* begin INFORMATION SUPPLIED *
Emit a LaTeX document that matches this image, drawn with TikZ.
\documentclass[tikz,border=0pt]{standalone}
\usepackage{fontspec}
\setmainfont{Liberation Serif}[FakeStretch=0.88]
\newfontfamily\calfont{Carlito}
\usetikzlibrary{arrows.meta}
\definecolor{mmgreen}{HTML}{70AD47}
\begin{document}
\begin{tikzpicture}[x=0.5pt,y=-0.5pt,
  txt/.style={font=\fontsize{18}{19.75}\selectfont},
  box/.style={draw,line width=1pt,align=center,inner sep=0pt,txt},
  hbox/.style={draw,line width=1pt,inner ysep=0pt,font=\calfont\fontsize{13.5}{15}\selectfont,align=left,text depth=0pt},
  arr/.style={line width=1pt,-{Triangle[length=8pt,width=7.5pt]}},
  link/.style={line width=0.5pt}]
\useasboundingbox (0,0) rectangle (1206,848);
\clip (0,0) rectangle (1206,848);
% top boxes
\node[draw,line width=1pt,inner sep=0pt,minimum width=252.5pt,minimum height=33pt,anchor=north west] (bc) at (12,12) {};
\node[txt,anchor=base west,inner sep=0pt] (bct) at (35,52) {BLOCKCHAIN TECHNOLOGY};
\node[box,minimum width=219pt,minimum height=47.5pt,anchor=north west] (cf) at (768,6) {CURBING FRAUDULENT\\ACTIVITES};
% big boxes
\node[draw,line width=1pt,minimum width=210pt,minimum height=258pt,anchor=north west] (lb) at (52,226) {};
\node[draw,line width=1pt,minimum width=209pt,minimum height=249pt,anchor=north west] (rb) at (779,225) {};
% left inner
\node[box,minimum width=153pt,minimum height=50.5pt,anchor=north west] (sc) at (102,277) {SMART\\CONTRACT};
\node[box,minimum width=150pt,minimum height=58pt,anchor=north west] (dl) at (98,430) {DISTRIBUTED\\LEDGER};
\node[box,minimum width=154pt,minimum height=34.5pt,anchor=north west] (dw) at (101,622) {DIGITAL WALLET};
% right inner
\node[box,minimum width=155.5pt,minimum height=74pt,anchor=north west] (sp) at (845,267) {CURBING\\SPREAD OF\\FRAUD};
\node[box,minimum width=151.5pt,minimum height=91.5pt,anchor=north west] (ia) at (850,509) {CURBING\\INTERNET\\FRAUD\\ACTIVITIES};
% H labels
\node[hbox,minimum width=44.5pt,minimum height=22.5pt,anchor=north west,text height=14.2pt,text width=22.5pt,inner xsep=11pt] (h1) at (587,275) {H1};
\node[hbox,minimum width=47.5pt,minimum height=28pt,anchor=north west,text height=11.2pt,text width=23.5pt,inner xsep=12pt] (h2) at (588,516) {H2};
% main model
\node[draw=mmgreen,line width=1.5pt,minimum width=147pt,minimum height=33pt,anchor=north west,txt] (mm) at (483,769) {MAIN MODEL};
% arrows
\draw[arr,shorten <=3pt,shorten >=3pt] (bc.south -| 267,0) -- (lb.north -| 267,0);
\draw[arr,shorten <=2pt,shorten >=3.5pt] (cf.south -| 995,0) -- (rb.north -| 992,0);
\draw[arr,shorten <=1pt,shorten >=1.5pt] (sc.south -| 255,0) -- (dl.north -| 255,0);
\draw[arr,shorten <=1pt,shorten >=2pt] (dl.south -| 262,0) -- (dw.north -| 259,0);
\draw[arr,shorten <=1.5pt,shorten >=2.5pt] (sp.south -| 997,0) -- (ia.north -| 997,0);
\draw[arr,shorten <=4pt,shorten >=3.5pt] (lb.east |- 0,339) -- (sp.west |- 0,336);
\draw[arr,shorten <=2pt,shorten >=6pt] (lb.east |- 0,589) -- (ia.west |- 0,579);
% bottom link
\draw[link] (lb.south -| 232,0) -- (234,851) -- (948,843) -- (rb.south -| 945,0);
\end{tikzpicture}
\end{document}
* end INFORMATION SUPPLIED *
# [EXERCISE AIM]
Once more, set down the full listing, verbatim.

# [EXERCISE RESULT]
Emit a LaTeX document that matches this image, drawn with TikZ.
\documentclass[tikz,border=0pt]{standalone}
\usepackage{fontspec}
\setmainfont{Liberation Serif}[FakeStretch=0.88]
\newfontfamily\calfont{Carlito}
\usetikzlibrary{arrows.meta}
\definecolor{mmgreen}{HTML}{70AD47}
\begin{document}
\begin{tikzpicture}[x=0.5pt,y=-0.5pt,
  txt/.style={font=\fontsize{18}{19.75}\selectfont},
  box/.style={draw,line width=1pt,align=center,inner sep=0pt,txt},
  hbox/.style={draw,line width=1pt,inner ysep=0pt,font=\calfont\fontsize{13.5}{15}\selectfont,align=left,text depth=0pt},
  arr/.style={line width=1pt,-{Triangle[length=8pt,width=7.5pt]}},
  link/.style={line width=0.5pt}]
\useasboundingbox (0,0) rectangle (1206,848);
\clip (0,0) rectangle (1206,848);
% top boxes
\node[draw,line width=1pt,inner sep=0pt,minimum width=252.5pt,minimum height=33pt,anchor=north west] (bc) at (12,12) {};
\node[txt,anchor=base west,inner sep=0pt] (bct) at (35,52) {BLOCKCHAIN TECHNOLOGY};
\node[box,minimum width=219pt,minimum height=47.5pt,anchor=north west] (cf) at (768,6) {CURBING FRAUDULENT\\ACTIVITES};
% big boxes
\node[draw,line width=1pt,minimum width=210pt,minimum height=258pt,anchor=north west] (lb) at (52,226) {};
\node[draw,line width=1pt,minimum width=209pt,minimum height=249pt,anchor=north west] (rb) at (779,225) {};
% left inner
\node[box,minimum width=153pt,minimum height=50.5pt,anchor=north west] (sc) at (102,277) {SMART\\CONTRACT};
\node[box,minimum width=150pt,minimum height=58pt,anchor=north west] (dl) at (98,430) {DISTRIBUTED\\LEDGER};
\node[box,minimum width=154pt,minimum height=34.5pt,anchor=north west] (dw) at (101,622) {DIGITAL WALLET};
% right inner
\node[box,minimum width=155.5pt,minimum height=74pt,anchor=north west] (sp) at (845,267) {CURBING\\SPREAD OF\\FRAUD};
\node[box,minimum width=151.5pt,minimum height=91.5pt,anchor=north west] (ia) at (850,509) {CURBING\\INTERNET\\FRAUD\\ACTIVITIES};
% H labels
\node[hbox,minimum width=44.5pt,minimum height=22.5pt,anchor=north west,text height=14.2pt,text width=22.5pt,inner xsep=11pt] (h1) at (587,275) {H1};
\node[hbox,minimum width=47.5pt,minimum height=28pt,anchor=north west,text height=11.2pt,text width=23.5pt,inner xsep=12pt] (h2) at (588,516) {H2};
% main model
\node[draw=mmgreen,line width=1.5pt,minimum width=147pt,minimum height=33pt,anchor=north west,txt] (mm) at (483,769) {MAIN MODEL};
% arrows
\draw[arr,shorten <=3pt,shorten >=3pt] (bc.south -| 267,0) -- (lb.north -| 267,0);
\draw[arr,shorten <=2pt,shorten >=3.5pt] (cf.south -| 995,0) -- (rb.north -| 992,0);
\draw[arr,shorten <=1pt,shorten >=1.5pt] (sc.south -| 255,0) -- (dl.north -| 255,0);
\draw[arr,shorten <=1pt,shorten >=2pt] (dl.south -| 262,0) -- (dw.north -| 259,0);
\draw[arr,shorten <=1.5pt,shorten >=2.5pt] (sp.south -| 997,0) -- (ia.north -| 997,0);
\draw[arr,shorten <=4pt,shorten >=3.5pt] (lb.east |- 0,339) -- (sp.west |- 0,336);
\draw[arr,shorten <=2pt,shorten >=6pt] (lb.east |- 0,589) -- (ia.west |- 0,579);
% bottom link
\draw[link] (lb.south -| 232,0) -- (234,851) -- (948,843) -- (rb.south -| 945,0);
\end{tikzpicture}
\end{document}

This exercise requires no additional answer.